On Sunday, Dec. 2, 2018, Clare Schexnyder opened her Decatur home to 25 people — both friends and strangers — for this performance. Both Fristoe and Hawkins were in attendance.

“Thirty of us too close to each other in my tiny living room,” Schexnyder said. “We laughed. We cried. We felt uncomfortable.”

After the play, they fell into conversation for hours. The local activist, Schexnyder, the lifelong facilitator, Hawkins, and the artistic theater director, Fristoe, realized they all work toward similar goals every day.

“Here are people working on exactly what I’m trying to work on as an artist, just from a very different lens,” Fristoe remembers thinking. “I want to see if we can join forces.”

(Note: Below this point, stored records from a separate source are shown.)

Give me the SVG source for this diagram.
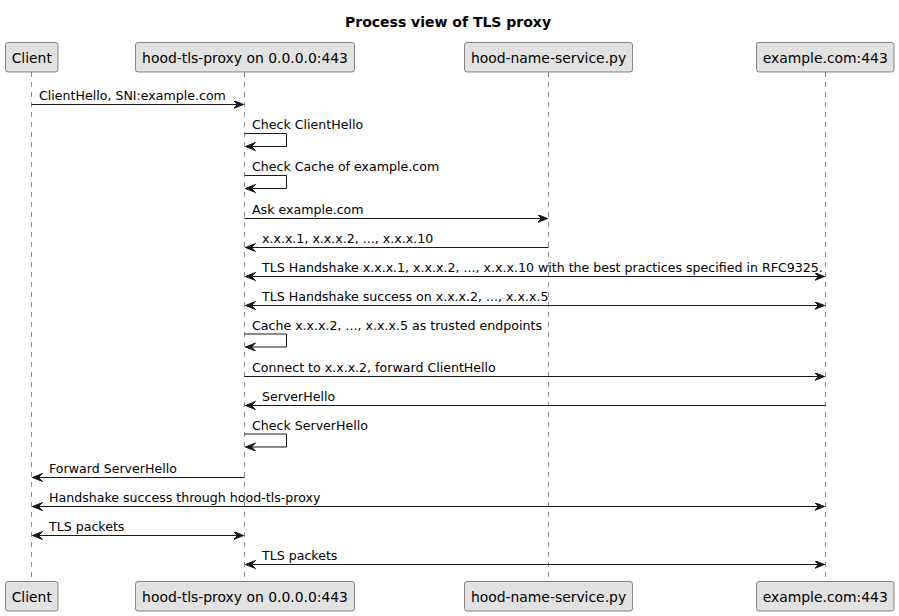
<svg xmlns="http://www.w3.org/2000/svg" width="899" height="616" viewBox="0 0 899 616">
<style>
.bg{fill:#FFFFFF}
.box{fill:#E2E2E2;stroke:#181818;stroke-width:0.5}
.pt{font-family:"DejaVu Sans","Liberation Sans",sans-serif;font-size:13.9px;fill:#000;text-anchor:middle}
.life{stroke:#181818;stroke-width:0.5;stroke-dasharray:5,5;fill:none}
.msg{stroke:#181818;stroke-width:1;fill:none}
.arr{marker-end:url(#ah)}
.bi{marker-start:url(#ah);marker-end:url(#ah)}
.lbl{font-family:"DejaVu Sans","Liberation Sans",sans-serif;font-size:12.6px;fill:#000}
.title{font-family:"DejaVu Sans","Liberation Sans",sans-serif;font-size:14px;font-weight:bold;fill:#000;text-anchor:middle}
</style>
<defs>
<marker id="ah" markerUnits="userSpaceOnUse" markerWidth="12" markerHeight="10" refX="10" refY="4" orient="auto-start-reverse" viewBox="0 0 12 10">
<path d="M0,0 L10,4 L0,8 L4,4 Z" fill="#181818" stroke="#181818" stroke-width="1"/>
</marker>
</defs>
<rect class="bg" x="0" y="0" width="899" height="616"/>
<text class="title" x="448" y="27">Process view of TLS proxy</text>

<g id="lifelines">
<line class="life" x1="31.5" y1="72" x2="31.5" y2="581.5"/>
<line class="life" x1="244.5" y1="72" x2="244.5" y2="581.5"/>
<line class="life" x1="548.5" y1="72" x2="548.5" y2="581.5"/>
<line class="life" x1="825.5" y1="72" x2="825.5" y2="581.5"/>
</g>

<g id="client">
<rect class="box" x="5.5" y="42.5" width="52.5" height="29.5" rx="2.5"/>
<text class="pt" x="31.75" y="63">Client</text>
<rect class="box" x="5.5" y="581.5" width="52.5" height="29.5" rx="2.5"/>
<text class="pt" x="31.75" y="602">Client</text>
</g>
<g id="proxy">
<rect class="box" x="135.5" y="42.5" width="219" height="29.5" rx="2.5"/>
<text class="pt" x="245" y="63">hood-tls-proxy on 0.0.0.0:443</text>
<rect class="box" x="135.5" y="581.5" width="219" height="29.5" rx="2.5"/>
<text class="pt" x="245" y="602">hood-tls-proxy on 0.0.0.0:443</text>
</g>
<g id="nameservice">
<rect class="box" x="464.5" y="42.5" width="168" height="29.5" rx="2.5"/>
<text class="pt" x="548.5" y="63">hood-name-service.py</text>
<rect class="box" x="464.5" y="581.5" width="168" height="29.5" rx="2.5"/>
<text class="pt" x="548.5" y="602">hood-name-service.py</text>
</g>
<g id="example">
<rect class="box" x="756.5" y="42.5" width="137.5" height="29.5" rx="2.5"/>
<text class="pt" x="825.25" y="63">example.com:443</text>
<rect class="box" x="756.5" y="581.5" width="137.5" height="29.5" rx="2.5"/>
<text class="pt" x="825.25" y="602">example.com:443</text>
</g>

<g id="connectors">
<line class="msg arr" x1="31.5" y1="104.5" x2="243.5" y2="104.5"/>
<text class="lbl" x="39" y="100">ClientHello, SNI:example.com</text>

<polyline class="msg arr" points="244.5,133.5 286.5,133.5 286.5,146.5 245.5,146.5"/>
<text class="lbl" x="252" y="129">Check ClientHello</text>

<polyline class="msg arr" points="244.5,175.5 286.5,175.5 286.5,188.5 245.5,188.5"/>
<text class="lbl" x="252" y="171">Check Cache of example.com</text>

<line class="msg arr" x1="244.5" y1="218.5" x2="547.5" y2="218.5"/>
<text class="lbl" x="252" y="214">Ask example.com</text>

<line class="msg arr" x1="548.5" y1="247.5" x2="245.5" y2="247.5"/>
<text class="lbl" x="262" y="243">x.x.x.1, x.x.x.2, ..., x.x.x.10</text>

<line class="msg bi" x1="245.5" y1="276.5" x2="824.5" y2="276.5"/>
<text class="lbl" x="262" y="272">TLS Handshake x.x.x.1, x.x.x.2, ..., x.x.x.10 with the best practices specified in RFC9325.</text>

<line class="msg bi" x1="245.5" y1="305.5" x2="824.5" y2="305.5"/>
<text class="lbl" x="262" y="301">TLS Handshake success on x.x.x.2, ..., x.x.x.5</text>

<polyline class="msg arr" points="244.5,334 286.5,334 286.5,347 245.5,347"/>
<text class="lbl" x="252" y="330">Cache x.x.x.2, ..., x.x.x.5 as trusted endpoints</text>

<line class="msg arr" x1="244.5" y1="376.5" x2="824.5" y2="376.5"/>
<text class="lbl" x="252" y="372">Connect to x.x.x.2, forward ClientHello</text>

<line class="msg arr" x1="825.5" y1="405.5" x2="245.5" y2="405.5"/>
<text class="lbl" x="262" y="401">ServerHello</text>

<polyline class="msg arr" points="244.5,434 286.5,434 286.5,447 245.5,447"/>
<text class="lbl" x="252" y="430">Check ServerHello</text>

<line class="msg arr" x1="244.5" y1="477.5" x2="32.5" y2="477.5"/>
<text class="lbl" x="49" y="473">Forward ServerHello</text>

<line class="msg bi" x1="32.5" y1="506.5" x2="824.5" y2="506.5"/>
<text class="lbl" x="49" y="502">Handshake success through hood-tls-proxy</text>

<line class="msg bi" x1="32.5" y1="535.5" x2="243.5" y2="535.5"/>
<text class="lbl" x="49" y="531">TLS packets</text>

<line class="msg bi" x1="245.5" y1="564.5" x2="824.5" y2="564.5"/>
<text class="lbl" x="262" y="560">TLS packets</text>
</g>
</svg>
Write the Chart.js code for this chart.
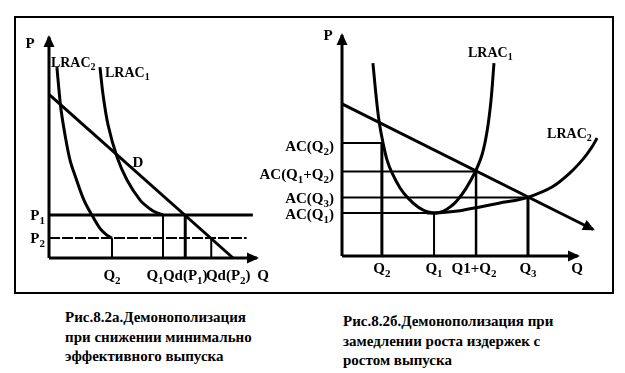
<!DOCTYPE html>
<html><head><meta charset="utf-8">
<script src="https://cdn.jsdelivr.net/npm/chart.js@4.4.0/dist/chart.umd.min.js"></script>
<style>
html,body{margin:0;padding:0;background:#fff;}
body{width:625px;height:373px;position:relative;overflow:hidden;font-family:"Liberation Serif","Tinos","Times New Roman","DejaVu Serif",serif;}
#frame{position:absolute;left:14px;top:16px;width:600px;height:278px;box-sizing:border-box;border:2px solid #000;}
canvas{position:absolute;}
#cL{left:16px;top:18px;}
#cR{left:250px;top:18px;}
.cap{position:absolute;font-weight:bold;font-size:15px;line-height:19.5px;font-family:"Liberation Serif","Tinos","Times New Roman","DejaVu Serif",serif;color:#000;white-space:nowrap;}
</style></head>
<body>
<div id="frame"></div>
<canvas id="cL" width="290" height="274"></canvas>
<canvas id="cR" width="362" height="274"></canvas>
<div class="cap" style="left:65px;top:308px">Рис.8.2а.Демонополизация<br>при снижении минимально<br>эффективного выпуска</div>
<div class="cap" style="left:343px;top:312px">Рис.8.2б.Демонополизация при<br>замедлении роста издержек с<br>ростом выпуска</div>
<script>
// ---------- Left panel data (Рис.8.2а) ----------
const leftDemand = [[0,74],[88.5,0]];
const leftLRAC1 = [[24.5,86.4],[26.0,73.8],[28.4,60.2],[32.7,45.7],[37.5,35.3],[43.8,26.2],[48.6,22.2],[51.9,20.4],[54.8,19.5]];
const leftLRAC2 = [[3.8,86.4],[4.8,76.0],[5.8,67.0],[7.7,55.7],[10.1,44.3],[13.0,36.0],[16.8,26.2],[20.7,19.3],[24.5,13.4],[27.5,10.6],[30.3,9.0]];
const leftPriceNames = ['P_1','P_2'];
const leftPriceValues = [19.5, 9.0];
const leftPriceLineEnds = [98, 95];
const leftQNames = ['Q_2','Q_1','Qd(P_1)','Qd(P_2)'];
const leftQValues = [30.3, 54.8, 65.5, 78.0];
const leftQLevels = [9.0, 19.5, 19.5, 9.0];

// ---------- Right panel data (Рис.8.2б) ----------
const rightDemand = [[0,68.8],[106.4,12.0]];
const rightLRAC1 = [[13.1,87.3],[14.4,72.9],[15.7,61.1],[17.4,51.1],[19.1,43.4],[21.2,37.6],[24.6,30.8],[28.0,26.2],[32.2,22.2],[36.4,19.9],[39.4,19.5],[42.8,20.2],[46.2,22.5],[48.7,25.0],[52.5,30.5],[56.4,38.0],[59.3,45.7],[61.4,56.0],[63.1,70.0],[64.4,87.3]];
const rightLRAC2 = [[36.0,19.5],[41.5,19.6],[50.0,20.5],[58.5,22.2],[66.9,24.0],[73.3,25.1],[78.8,26.5],[89.0,31.2],[96.6,37.6],[102.5,44.3],[105.9,49.3],[108.1,53.4]];
const rightQNames = ['Q_2','Q_1','Q1+Q_2','Q_3'];
const rightQValues = [16.9, 39.0, 56.8, 78.8];
const rightACNames = ['AC(Q_2)','AC(Q_1)','AC(Q_1+Q_2)','AC(Q_3)'];
const rightACValues = [51.1, 19.5, 38.2, 26.5];

// ---------- helpers ----------
const FONT = '"Liberation Serif","Tinos","Times New Roman","DejaVu Serif",serif';
function pts(a){ return a.map(p=>({x:p[0],y:p[1]})); }
function seg(a, w, extra){
  return Object.assign({data:pts(a), showLine:true, borderColor:'#000', backgroundColor:'#000',
    borderWidth:w, pointRadius:0, tension:0, clip:false, fill:false, borderCapStyle:'butt'}, extra||{});
}
function curve(a, w){ return seg(a, w, {tension:0.35, borderJoinStyle:'round'}); }

function parseSub(t){
  const out=[]; let i=0;
  while(i<t.length){
    if(t[i]==='_'){ out.push({s:t[i+1],sub:true}); i+=2; }
    else { let j=i; while(j<t.length && t[j]!=='_') j++; out.push({s:t.slice(i,j),sub:false}); i=j; }
  }
  return out;
}
function drawSub(ctx, text, x, y, align, size){
  const main = 'bold '+size+'px '+FONT, sub = 'bold '+Math.round(size*0.74)+'px '+FONT;
  const segs = parseSub(text);
  let w=0;
  segs.forEach(g=>{ ctx.font=g.sub?sub:main; g.w=ctx.measureText(g.s).width; w+=g.w; });
  let cx = align==='left'? x : align==='right'? x-w : x-w/2;
  ctx.textAlign='left'; ctx.textBaseline='alphabetic'; ctx.fillStyle='#000';
  const base = y + size*0.33;
  segs.forEach(g=>{ ctx.font=g.sub?sub:main; ctx.fillText(g.s, cx, g.sub? base+size*0.27 : base); cx+=g.w; });
}

const arrowPlugin = {
  id:'arrows',
  afterDatasetsDraw(chart){
    const ctx = chart.ctx;
    chart.data.datasets.forEach((ds,i)=>{
      if(!ds.arrow) return;
      const d = chart.getDatasetMeta(i).data;
      const a = d[d.length-2], b = d[d.length-1];
      let dx=b.x-a.x, dy=b.y-a.y; const L=Math.hypot(dx,dy); dx/=L; dy/=L;
      const tx=b.x+dx*2, ty=b.y+dy*2, len=12, hw=5.5;
      const bx=tx-dx*len, by=ty-dy*len;
      ctx.save(); ctx.fillStyle='#000'; ctx.beginPath();
      ctx.moveTo(tx,ty); ctx.lineTo(bx-dy*hw, by+dx*hw); ctx.lineTo(bx+dy*hw, by-dx*hw);
      ctx.closePath(); ctx.fill(); ctx.restore();
    });
  }
};
function textPlugin(labels){
  return {
    id:'texts',
    afterDraw(chart){
      const xs=chart.scales.x, ys=chart.scales.y, ctx=chart.ctx;
      ctx.save();
      labels.forEach(l=>{
        drawSub(ctx, l.t, xs.getPixelForValue(l.x)+(l.dx||0), ys.getPixelForValue(l.y)+(l.dy||0), l.align||'center', l.size||15);
      });
      ctx.restore();
    }
  };
}
function makeChart(id, xmax, pad, datasets, labels){
  return new Chart(document.getElementById(id), {
    type:'scatter',
    data:{datasets},
    options:{
      responsive:false, animation:false, devicePixelRatio:1, events:[],
      layout:{padding:pad},
      plugins:{legend:{display:false}, tooltip:{enabled:false}, title:{display:false}},
      scales:{
        x:{type:'linear', min:0, max:xmax, display:false},
        y:{type:'linear', min:0, max:100, display:false}
      }
    },
    plugins:[arrowPlugin, textPlugin(labels)]
  });
}

// ---------- Left chart ----------
(function(){
  const ds = [];
  ds.push(seg([[0,0],[0,100]],3,{arrow:true}));
  ds.push(seg([[0,0],[100,0]],3,{arrow:true}));
  leftPriceValues.forEach((p,i)=>{
    ds.push(seg([[0,p],[leftPriceLineEnds[i],p]], i===0?3:2, i===0?{}:{borderDash:[11,2]}));
  });
  const vW=[2,2,3,2];
  leftQValues.forEach((q,i)=> ds.push(seg([[q,0],[q,leftQLevels[i]]], vW[i])));
  ds.push(seg(leftDemand,3));
  ds.push(curve(leftLRAC1,3));
  ds.push(curve(leftLRAC2,3));
  const qdx=[0,-8,0,17];
  const labels = [
    {t:'P', x:0, y:100, dx:-19, dy:6},
    {t:'Q', x:100, y:0, dx:6, dy:17},
    {t:'LRAC_2', x:leftLRAC2[0][0], y:leftLRAC2[0][1], dx:-6, dy:-5, align:'left', size:14},
    {t:'LRAC_1', x:leftLRAC1[0][0], y:leftLRAC1[0][1], dx:5, dy:5, align:'left', size:14},
    {t:'D', x:42.8, y:43.4}
  ];
  leftPriceNames.forEach((n,i)=>labels.push({t:n, x:0, y:leftPriceValues[i], dx:-4, align:'right'}));
  leftQNames.forEach((n,i)=>labels.push({t:n, x:leftQValues[i], y:0, dx:qdx[i], dy:17}));
  makeChart('cL', 100, {left:33, top:19, right:49, bottom:34}, ds, labels);
})();

// ---------- Right chart ----------
(function(){
  const ds = [];
  ds.push(seg([[0,0],[0,100]],3,{arrow:true}));
  ds.push(seg([[0,0],[100,0]],3,{arrow:true}));
  rightQValues.forEach((q,i)=>{
    ds.push(seg([[0,rightACValues[i]],[q,rightACValues[i]]],2));
  });
  const vW=[3,2,2.5,3];
  rightQValues.forEach((q,i)=> ds.push(seg([[q,0],[q,rightACValues[i]]], vW[i])));
  ds.push(seg(rightDemand,3,{arrow:true}));
  ds.push(curve(rightLRAC1,3));
  ds.push(curve(rightLRAC2,3));
  const acdy=[3,1,2,1], qdx=[0,0,-2,0];
  const labels = [
    {t:'P', x:0, y:100, dx:-14, dy:0},
    {t:'Q', x:100, y:0, dx:-1, dy:12},
    {t:'LRAC_1', x:53.4, y:92.3, align:'left', size:14},
    {t:'LRAC_2', x:86.9, y:55.7, align:'left', size:14}
  ];
  rightACNames.forEach((n,i)=>labels.push({t:n, x:0, y:rightACValues[i], dx:-8, dy:acdy[i], align:'right'}));
  rightQNames.forEach((n,i)=>labels.push({t:n, x:rightQValues[i], y:0, dx:qdx[i], dy:12}));
  makeChart('cR', 110, {left:92, top:17, right:10.4, bottom:36}, ds, labels);
})();
</script>
</body></html>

Their discussion focused on what comes to mind when most people think of equity: the scholastic achievement gap and disproportionate punishment in schools. With City Schools of Decatur focusing on providing Beyond Diversity training to teachers and implementing a new Equity Action Plan, the group discussed the need to bring this conversation into the wider community.

“It’s great that our teachers and staff are doing this work, but if we don’t engage our community in this conversation, we’re going to fail,” Schexnyder said. “For sure, we’re going to fail.”

Fristoe, Schexnyder and Hawkins next met for lunch on January 11. Even in this first meeting, they envisioned 100 dinners.

“Ambitious,” Hawkins said with a laugh. But they knew that support for the idea would exist in Decatur, which is why she follows up with, “Ambitious in the sense that it’s also doable … You have a lot of the right people involved and interested in building on a history of trying to bring people together.”

Later that day, Schexnyder ran into Lillie Huddleston, the CSD Equity Director. Huddleston had, in fact, taken Hawkins’ cultural competency workshop a few years ago and the two had stayed in touch.

In her two years as Equity Director, Huddleston has assembled an Equity Advisory Council of 60 community stakeholders. She invited Hawkins to pitch the Dinners idea at the Council’s meeting the following week on Thursday, Jan. 17.

Representatives of the Decatur Housing Authority, the Decatur Education Foundation, the CSD School Board, among others, are on the Advisory Council. Members of Better Together, a community board organized by the city that discusses equity issues, would also attend the meeting.

“We’ll … have everyone we need at the table,” Schexnyder stated in an email leading up to the meeting.

Met with eager responses from the Advisory Council, Schexnyder, Hawkins and Fristoe next began holding weekly meetings of the Decatur Dinners Design Team.

They set about organizing a Design Team that would include representatives from a wide swath of the Decatur community.

“It’s one of those things that you feel like it was supposed to happen and we were just in the right place at the right time,” Schexnyder said. “Everybody wants to have this conversation but it’s a hell of a hard conversation to have.”

The Design Team held 20 trial dinners on April 25. These dinners featured the play, an element never before incorporated in Chicago Dialogue Dinners. Schexnyder immediately saw the new element’s impact.

“People feel, ‘Oof. Now we’re going to be real and feel safe to talk about these hard things for an hour or two,’” Schexnyder said. “If people are affected by this personal story, they’re much more likely to open up.”

The play covers the experience of being a well-off middle-aged black parent in Atlanta in the current moment, according to Fristoe.

“We’ve tried to remove other causes of prejudice [i.e discrepancies in income or education] so that we can focus just on race,” Fristoe said. “The comment that I have heard the most is, ‘That is my story. You wrote down my story.’”

Since the test run it’s been all about numbers: securing 1,000 participants, 100 hosts, 100 facilitators and 100 actors. According to Schexnyder, they are ahead of schedule in meeting these targets.

Hosts can reserve a small number of seats at each dinner. The Design Team will assign all other guests to a Dinner, with an emphasis on diversity.

Instead of the host directing the conversation, as Hawkins has seen at other dinners, each Decatur Dinner will have a separate, trained facilitator. This person will lead the guests through a discussion of their reactions and personal experiences.

Hawkins will lead a free, one-day cultural competency training at the CSD Central Office on July 19. She will also lead a three-day session from August 6-8.

Schexnyder and Hawkins both see the Dinners as just a launching point for a continued city-wide conversation.

“I have to think the more people we invite into this conversation, the more things will begin to change,” Schexnyder said. “Hopefully we can reach a place where we as a community say we do not accept racism or discrimination and we work together to figure out how to make that happen.”